The new Pickering School would face Magnolia Field, with the main entrance for Sisson remaining where it currently sits. The existing Pickering would in turn be available for Sisson to expand or for other city uses. 

Though this design is the recommended option by engineers, Peter Kolokithas raised concerns over fire drills in a five-story school. During drills, elevators are not permitted for use, therefore making it difficult for school staff to get students with mobility devices down the stairs. He referenced Thurgood Marshall Middle School, where those students are primarily located on the third floor of the building.

“A lot of the children, especially in the Life Skills and the Coach programs have mobile devices, they either need a wheelchair or braces and alike,” said Kolokithas. “It forces a lot of the teachers and the paraprofessionals that are in those rooms, to literally carry the children down the stairs during a fire drill.” 

He asked that Raymond take that into consideration, to which Raymond replied that the Life Skills and Coach programs would take place on a ground floor that would have access to the Sisson parking lot. 

In total, option 7 would have 270 parking spaces between the existing Sisson and Pickering schools as well as an additional parking lot that will be implemented. 
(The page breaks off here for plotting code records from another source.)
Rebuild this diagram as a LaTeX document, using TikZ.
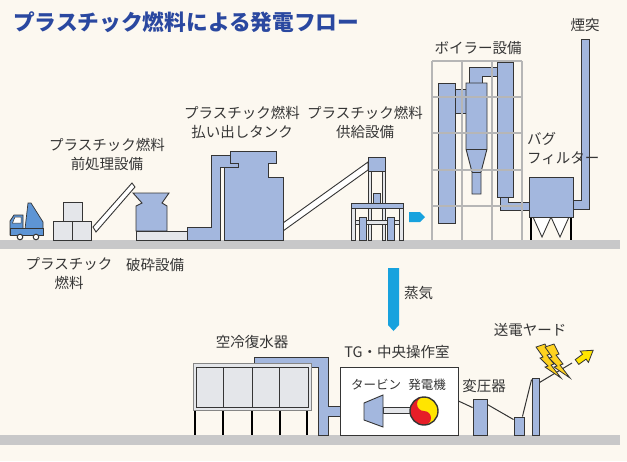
\documentclass[tikz,border=0pt]{standalone}
\usepackage{fontspec}
\setmainfont{Noto Sans CJK JP}
\definecolor{paper}{HTML}{FCF8F0}
\definecolor{plant}{HTML}{A3B7DE}
\definecolor{edge}{HTML}{353535}
\definecolor{ground}{HTML}{C8C8C9}
\definecolor{frame}{HTML}{B6B6B6}
\definecolor{panel}{HTML}{E4E6EA}
\definecolor{steam}{HTML}{17A2DE}
\definecolor{truck}{HTML}{5E95D5}
\definecolor{titleblue}{HTML}{2A48A0}
\definecolor{genred}{HTML}{E61E28}
\definecolor{genyellow}{HTML}{FFE500}
\definecolor{bolt}{HTML}{FFD21F}

\begin{document}
\begin{tikzpicture}[x=1pt,y=-1pt,
    every node/.style={font=\fontsize{14.5}{19}\selectfont,text=edge,inner sep=0pt,align=center},
    small/.style={font=\fontsize{12.5}{15}\selectfont},
    unit/.style={fill=plant,draw=edge,line width=0.9pt},
    light/.style={fill=panel,draw=edge,line width=0.9pt},
    rack/.style={draw=frame,line width=2.6pt},
    leg/.style={draw=black,line width=2.6pt},
    wire/.style={draw=edge,line width=1pt},
    bolt/.pic={\filldraw[fill=bolt,draw=edge,line width=0.8pt]
      (0,3) -- (9,0) -- (14,10) -- (11,11) -- (18,20) -- (15,21) -- (25,34)
      -- (9,23) -- (12,22) -- (4,14) -- (7,13) -- cycle;}]
  \fill[paper] (0,0) rectangle (627,461);
  \useasboundingbox (0,0) rectangle (627,461);

  \node[anchor=west,font=\fontsize{21.7}{24}\selectfont\bfseries,text=titleblue] (title) at (13,22)
    {プラスチック燃料による発電フロー};

  % ground lines
  \fill[ground] (0,240) rectangle (620,249);
  \fill[ground] (0,435) rectangle (620,445);

  % truck
  \filldraw[fill=truck,draw=edge,line width=0.7pt] (25,229) -- (28,203) -- (31,203) -- (43,222) -- (43,229) -- cycle;
  \filldraw[fill=truck,draw=edge,line width=0.7pt] (10,235) -- (10,221) -- (14,215) -- (23,215) -- (23,235) -- cycle;
  \filldraw[fill=white,draw=edge,line width=0.5pt] (15,217) -- (21,217) -- (21,223) -- (12.5,223) -- cycle;
  \filldraw[fill=truck,draw=edge,line width=0.7pt] (10,228) rectangle (43,235);
  \filldraw[fill=white,draw=edge,line width=1pt] (20,237) circle (2.8) (36,237) circle (2.8);

  % bales
  \draw[light] (63,202) rectangle (82,221);
  \draw[light] (53,221) rectangle (72,240);
  \draw[light] (72,221) rectangle (91,240);

  % pre-treatment conveyor and crusher
  \draw[light,fill=white] (93,227) -- (132,183) -- (135,187) -- (96,232) -- cycle;
  \draw[unit] (133,193) -- (169,193) -- (162,203) -- (167,206) -- (167,231) -- (136,231) -- (136,206) -- (142,203) -- cycle;
  \draw[light] (136,231) rectangle (188,240);

  % discharge tank
  \draw[unit] (187,227) -- (211,227) -- (211,155) -- (238,155) -- (238,167) -- (220,167) -- (220,240) -- (187,240) -- cycle;
  \draw[light,fill=white] (283,223) -- (368,162) -- (368,170) -- (283,231) -- cycle;
  \draw[unit] (230,151) -- (276,151) -- (276,163) -- (268,163) -- (268,177) -- (283,177) -- (283,240)
    -- (224,240) -- (224,167) -- (238,167) -- (238,163) -- (230,163) -- cycle;

  % feeder
  \draw[light] (368,171) rectangle (371,240);
  \draw[light] (382,171) rectangle (385,240);
  \draw[unit] (368,157) rectangle (385,171);
  \draw[unit] (373,193) rectangle (380,203);
  \draw[unit] (351,203) rectangle (403,208);
  \draw[light] (351,208) rectangle (355,240);
  \draw[light] (399,208) rectangle (403,240);
  \draw[light] (355,220) rectangle (399,224);
  \draw[unit] (359,217) rectangle (366,240);
  \draw[unit] (387,217) rectangle (394,240);
  \fill[steam] (409,212) -- (420,212) -- (425,217) -- (420,222) -- (409,222) -- cycle;

  % boiler
  \draw[unit] (438,83) rectangle (455,223);
  \draw[unit] (455,89) rectangle (466,113);
  \draw[unit] (469,67) -- (497,67) -- (497,76) -- (482,76) -- (482,83) -- (469,83) -- cycle;
  \draw[unit] (466,83) -- (487,83) -- (487,149) -- (481,172) -- (481,194) -- (472,194) -- (472,172) -- (466,149) -- cycle;
  \draw[edge,line width=0.9pt] (466,149) -- (487,149) (472,172) -- (481,172);
  \draw[unit] (497,62) rectangle (513,197);
  \draw[unit] (500,197) -- (508,197) -- (508,202) -- (530,202) -- (530,210) -- (500,210) -- cycle;
  \foreach \x in {432,462,492,522}
    \draw[rack] (\x,61) -- (\x,240);
  \foreach \y in {61,97,133,170,206}
    \draw[rack] (432,\y) -- (522,\y);

  % bag filter and stack
  \draw[unit] (581,39) -- (589,39) -- (589,209) -- (573,209) -- (573,200) -- (581,200) -- cycle;
  \draw[light,fill=white] (533,217) -- (551,217) -- (542,237) -- cycle;
  \draw[light,fill=white] (551,217) -- (569,217) -- (560,237) -- cycle;
  \draw[leg] (531,217) -- (531,240) (571,217) -- (571,240);
  \draw[unit] (529,177) rectangle (573,217);

  % labels, upper line
  \node (preLbl) at (107,154.5) {プラスチック燃料\\前処理設備};
  \node (fuelLbl) at (69,274) {プラスチック\\燃料};
  \node (crushLbl) at (155,265) {破砕設備};
  \node (tankLbl) at (242,122.5) {プラスチック燃料\\払い出しタンク};
  \node (feedLbl) at (365,122.5) {プラスチック燃料\\供給設備};
  \node (boilerLbl) at (478,48) {ボイラー設備};
  \node (stackLbl) at (585,25) {煙突};
  \node[anchor=west,align=left] (bagLbl) at (527,148) {バグ\\フィルター};

  % steam
  \fill[steam] (388,268) -- (399,268) -- (399,325) -- (393.5,331) -- (388,325) -- cycle;
  \node[anchor=west] (steamLbl) at (404,293) {蒸気};

  % air cooled condenser
  \draw[unit] (254,357) -- (328,357) -- (328,406) -- (340,406) -- (340,416) -- (328,416) -- (328,435)
    -- (318,435) -- (318,367) -- (254,367) -- cycle;
  \foreach \x in {195,223,252,280,307}
    \draw[leg] (\x,410) -- (\x,435);
  \draw[fill=panel,draw=edge!60,line width=0.8pt] (193,363) rectangle (311,410);
  \draw[light] (196,367) rectangle (308,407);
  \draw[edge,line width=0.9pt] (223,367) -- (223,407) (252,367) -- (252,407) (279,367) -- (279,407);
  \node (condLbl) at (252,342) {空冷復水器};

  % turbine house
  \node[draw=edge,fill=white,line width=0.9pt,minimum width=118pt,minimum height=68pt] (house) at (399,401) {};
  \node (tgLbl) at (397,352) {TG・中央操作室};
  \node[small] (turbLbl) at (376,385) {タービン};
  \node[small] (genLbl) at (427,385) {発電機};
  \draw[light] (383,407) rectangle (412,413);
  \draw[unit] (364,403) -- (383,395) -- (383,427) -- (364,420) -- cycle;
  \begin{scope}[shift={(424,411)},y=1pt]
    \fill[genyellow] (0,0) circle (14);
    \fill[genred] (0,14) arc (90:270:14) arc (-90:90:7) arc (270:90:7) -- cycle;
    \draw[edge,line width=1.4pt] (0,0) circle (14);
  \end{scope}

  % switchyard
  \node[unit,minimum width=14pt,minimum height=36pt] (xfmr) at (480,417) {};
  \node[unit,minimum width=10pt,minimum height=18pt] (poleA) at (519,426) {};
  \node[unit,minimum width=7pt,minimum height=57pt] (poleB) at (535.5,406.5) {};
  \coordinate (lineEnd) at (572,363);
  \node (xfmrLbl) at (484,386) {変圧器};
  \node (yardLbl) at (530,330) {送電ヤード};
  \draw[wire] (house.east) -- ([yshift=-9pt]xfmr.north west);
  \draw[wire] ([yshift=-6pt]xfmr.north east) -- ([yshift=-3pt]poleA.north west);
  \draw[wire] ([xshift=-2pt]poleA.north east) -- ([yshift=-2pt]poleB.north west);
  \draw[wire] ([yshift=-5pt]poleB.north east) -- (lineEnd);
  \pic at (536,344) {bolt};
  \pic at (545,344) {bolt};
  \filldraw[fill=genyellow,draw=edge,line width=0.8pt,rotate around={36:(577,362)}]
    (577,359) -- (586,359) -- (586,355) -- (597,362) -- (586,369) -- (586,365) -- (577,365) -- cycle;
\end{tikzpicture}
\end{document}
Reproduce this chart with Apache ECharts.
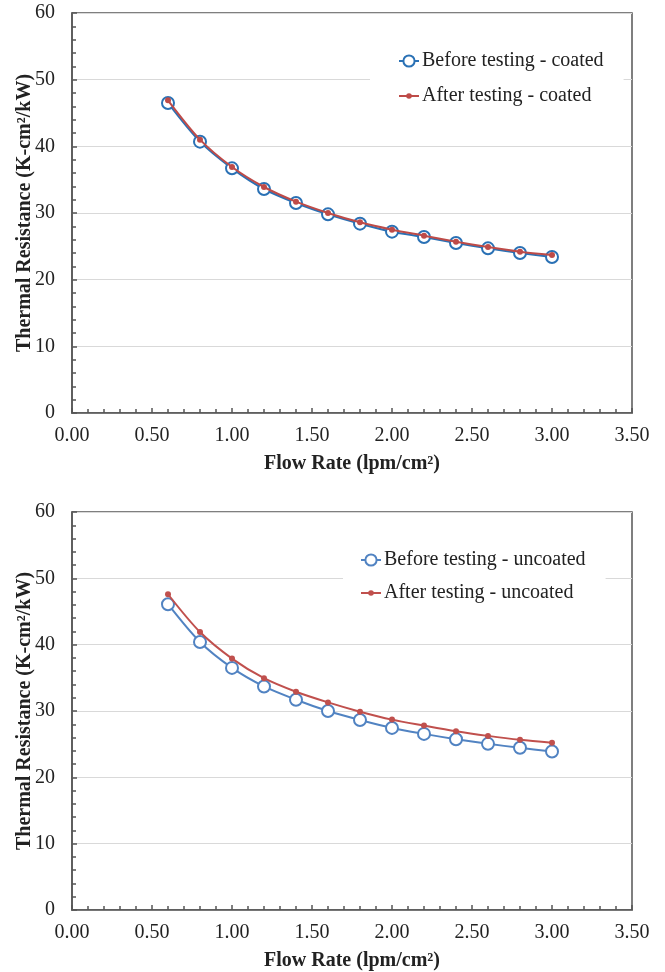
<!DOCTYPE html>
<html>
<head>
<meta charset="utf-8">
<script src="https://cdn.jsdelivr.net/npm/echarts@6/dist/echarts.min.js"></script>
<style>
html,body{margin:0;padding:0;background:#fff;}
#chart{width:665px;height:972px;}
</style>
</head>
<body>
<div id="chart"></div>
<script>
// Data
const flowRates = [0.6, 0.8, 1.0, 1.2, 1.4, 1.6, 1.8, 2.0, 2.2, 2.4, 2.6, 2.8, 3.0];
const beforeCoated   = [46.5, 40.7, 36.7, 33.6, 31.5, 29.8, 28.4, 27.2, 26.4, 25.5, 24.7, 24.0, 23.4];
const afterCoated    = [46.9, 41.0, 36.9, 33.9, 31.7, 30.0, 28.6, 27.5, 26.6, 25.7, 24.9, 24.2, 23.7];
const beforeUncoated = [46.1, 40.4, 36.5, 33.7, 31.7, 30.0, 28.65, 27.45, 26.55, 25.75, 25.05, 24.45, 23.9];
const afterUncoated  = [47.6, 41.9, 37.9, 34.95, 32.9, 31.3, 29.9, 28.7, 27.8, 26.95, 26.25, 25.65, 25.2];
const seriesNames = ['Before testing - coated', 'After testing - coated', 'Before testing - uncoated', 'After testing - uncoated'];
const xTitle = 'Flow Rate (lpm/cm²)';
const yTitle = 'Thermal Resistance (K-cm²/kW)';

const FONT = 'Liberation Serif';
const axisColor = '#555555';
const textColor = '#222222';

function pairs(ys) { return flowRates.map((x, i) => [x, ys[i]]); }

function xAxis(gi) {
  return {
    type: 'value', gridIndex: gi, min: 0, max: 3.5, interval: 0.5,
    name: xTitle, nameLocation: 'middle', nameGap: 41, nameMoveOverlap: false,
    nameTextStyle: { fontFamily: FONT, fontSize: 20, fontWeight: 'bold', color: textColor },
    axisLine: { show: true, lineStyle: { color: axisColor, width: 1.5 } },
    axisTick: { show: true, inside: true, length: 5, lineStyle: { color: axisColor, width: 1.5 } },
    minorTick: { show: true, splitNumber: 5, length: 4, lineStyle: { color: axisColor, width: 1.5 } },
    axisLabel: { fontFamily: FONT, fontSize: 20, color: textColor, margin: 13, formatter: v => v.toFixed(2) },
    splitLine: { show: false }
  };
}
function yAxis(gi) {
  return {
    type: 'value', gridIndex: gi, min: 0, max: 60, interval: 10,
    name: yTitle, nameLocation: 'middle', nameGap: 37, nameRotate: 90, nameMoveOverlap: false,
    nameTextStyle: { fontFamily: FONT, fontSize: 20, fontWeight: 'bold', color: textColor },
    axisLine: { show: true, lineStyle: { color: axisColor, width: 1.5 } },
    axisTick: { show: true, inside: true, length: 5, lineStyle: { color: axisColor, width: 1.5 } },
    minorTick: { show: true, splitNumber: 5, length: 4, lineStyle: { color: axisColor, width: 1.5 } },
    axisLabel: { fontFamily: FONT, fontSize: 20, color: textColor, margin: 17 },
    splitLine: { show: true, lineStyle: { color: '#d9d9d9', width: 1 } }
  };
}
function beforeSeries(name, ys, gi, color) {
  return {
    name: name, type: 'line', xAxisIndex: gi, yAxisIndex: gi, data: pairs(ys),
    smooth: 0.3, symbol: 'emptyCircle', symbolSize: 12,
    lineStyle: { color: color, width: 2 },
    itemStyle: { color: color, borderColor: color, borderWidth: 2 },
    z: 2
  };
}
function afterSeries(name, ys, gi, color) {
  return {
    name: name, type: 'line', xAxisIndex: gi, yAxisIndex: gi, data: pairs(ys),
    smooth: 0.3, symbol: 'circle', symbolSize: 6,
    lineStyle: { color: color, width: 2 },
    itemStyle: { color: color },
    z: 3
  };
}
function legend(name, left, top, pad, itemH, bg) {
  return {
    data: [name], orient: 'vertical', left: left, top: top, padding: pad,
    itemWidth: 20, itemHeight: itemH,
    backgroundColor: bg,
    textStyle: { fontFamily: FONT, fontSize: 20, color: textColor, lineHeight: 20, padding: [0, 0, 0, -2] }
  };
}

const chart = echarts.init(document.getElementById('chart'), null, { renderer: 'canvas' });
chart.setOption({
  animation: false,
  backgroundColor: '#ffffff',
  grid: [
    { left: 72, top: 13, width: 560, height: 400, show: true, borderColor: axisColor, borderWidth: 1.5, backgroundColor: 'transparent' },
    { left: 72, top: 512, width: 560, height: 400, show: true, borderColor: axisColor, borderWidth: 1.5, backgroundColor: 'transparent' }
  ],
  xAxis: [xAxis(0), xAxis(1)],
  yAxis: [yAxis(0), yAxis(1)],
  legend: [
    legend(seriesNames[0], 370, 45, [6, 20, 41, 28], 14, '#ffffff'),
    legend(seriesNames[1], 398, 86, 0, 7, 'transparent'),
    legend(seriesNames[2], 343, 544, [6, 20, 39, 17], 14, '#ffffff'),
    legend(seriesNames[3], 360, 583, 0, 7, 'transparent')
  ],
  series: [
    beforeSeries(seriesNames[0], beforeCoated, 0, '#2a71b5'),
    afterSeries(seriesNames[1], afterCoated, 0, '#be4b48'),
    beforeSeries(seriesNames[2], beforeUncoated, 1, '#5183c2'),
    afterSeries(seriesNames[3], afterUncoated, 1, '#c0504d')
  ]
});
</script>
</body>
</html>
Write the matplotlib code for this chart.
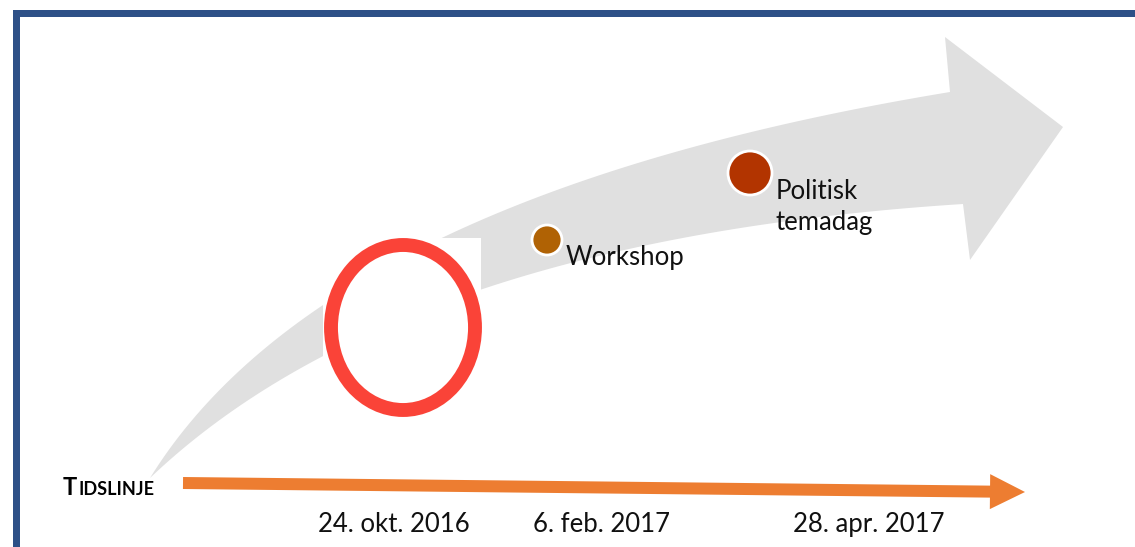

Earlier in the presentation, Raymond discussed the original plan, titled option 6A, which would cost roughly $20 million just to put in the foundation. Citing this as a major issue, Raymond also stated that another fear is that difficulties could arise in digging into the park. 

“The wild card is when we start digging and doing all this Earth work out on this park, we don’t know what we’re going to find,” Raymond said. “We have to carry a larger contingency for unknowns.” 

Compared with the concerns of unknowns for the other designs, Raymond says the recommended option is the most viable because it is one that the engineers feel the most confident in.

“This is what we would recommend just because there’s less risk, less unknowns on the site, and I feel very comfortable that we can make the building work and fit well.”

In other committee news, members voted to approve the transfer of $126,163 to the Environmental and Site fund to “partially fund the Designer Contract Amendment 5 amount of $133,980 to provide MEPA and Article 97 permitting.” 

Construction on the new Pickering School is currently expected to start in the spring/summer of 2024.